Through RLabs, Ross has grown two global tech companies, has another venture underway and, in 2011, was named among Mail & Guardian’s Top 200 Young South Africans.

During his presentation at AfricaCom in Cape Town yesterday, he told his audience that dealing drugs was the start of his entrepreneurial journey, although he didn’t know it at the time. It was then that he first learnt about demand and supply.

“There was a huge market… I saw that I broke up families but still I was part of this evil movement,” he said.

Ross was one of the first methamphetamine dealers in his community and during that time he learnt a number of business lessons, including innovative marketing tactics. He gave samples of his product to others to sell and market for him to gain a monopoly on drug supply in the community. He told How we made it in Africa that, with the police watching him, he learnt how to be innovative to reduce risk of arrest. He also learnt the importance of adding value to products and how this affects profits. For example, he added other chemicals to the crack cocaine he sold.

“So the quality is better than the rest… we were not making more money, but we got more customers,” he explained.

Bringing people together

All of this was during a time of hopelessness for Ross and he in no way suggests that drug dealing is a good way to start out as an entrepreneur. He admits to going home and crying every day but could not see a way of getting out of the lifestyle. One day he told this to his friends and soon learnt that they felt just as miserable and trapped as he did. This was how he realised this was a problem many others faced.

“So I came out of substance abuse and I actually changed my life around… I didn’t want to live that lifestyle anymore,” he said

Ross and a couple of friends were some of the lucky few to escape the cycle of crime and drugs in his community. He said this made him an expert at something on which others were looking for advice.

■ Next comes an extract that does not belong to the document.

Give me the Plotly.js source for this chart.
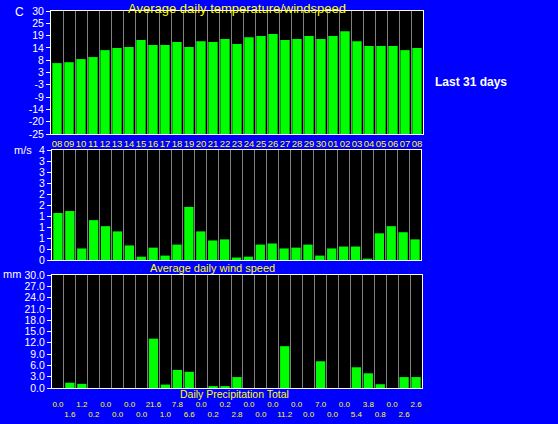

“We understood that there are a lot more people in the world who are also trapped into what we were trapped into. So we developed a programme for people [in a world] where the doors were shut… who wanted to come out of this drug abuse.”

It started with an instant messaging platform to provide counselling for others in the community. They asked a local school for 10 of their “naughtiest” kids.

“They wanted to give us half the school and we said we just want 10… So it was now seven counsellors chatting to 10 people and the following week there was 50 people chatting to us. And then the SABC News Morning Live got hold of us and we did a live demo on national television and the next day we had more than 4,000 people using our service.”

Ross said they could not help everyone and so decided to create a platform that could distribute conversations on social media such as Mxit and Google Talk to other people with expertise to provide assistance. It soon expanded to include other services, from rape and HIV counselling to giving advice on how to change a tyre.

This was how JamiiX was born. It is a service now used by the Yellow Pages in South Africa, and in 2011 the Southeast Asia regional office of the World Health Organisation (WHO) teamed up with Mxit and JamiiX to provide emergency information to people in the region in the case of natural disasters.

Online media startup

However, Ross saw other problems he wanted to solve in his community, and like JamiiX, his next venture to tackle unemployment also had a global impact.

Ross is the founder of Digital Factory, a startup within RLabs that develops online media strategies and provides social media services and strategies to organisations. It started with assisting small business owners in his community, who didn’t have the knowledge or time to use social media, to market their products and services online on platforms such as Twitter and Facebook. Digital Factory is expanding fast and currently provides more than 300 jobs to people in 21 countries around the world.

Ross’s message to other aspiring entrepreneurs in Africa is that, no matter your background, it’s never impossible to turn your life around and succeed. He advises them to look to solve a problem and become an expert in the solution.

Don’t sell products and services, he emphasised, “sell value”.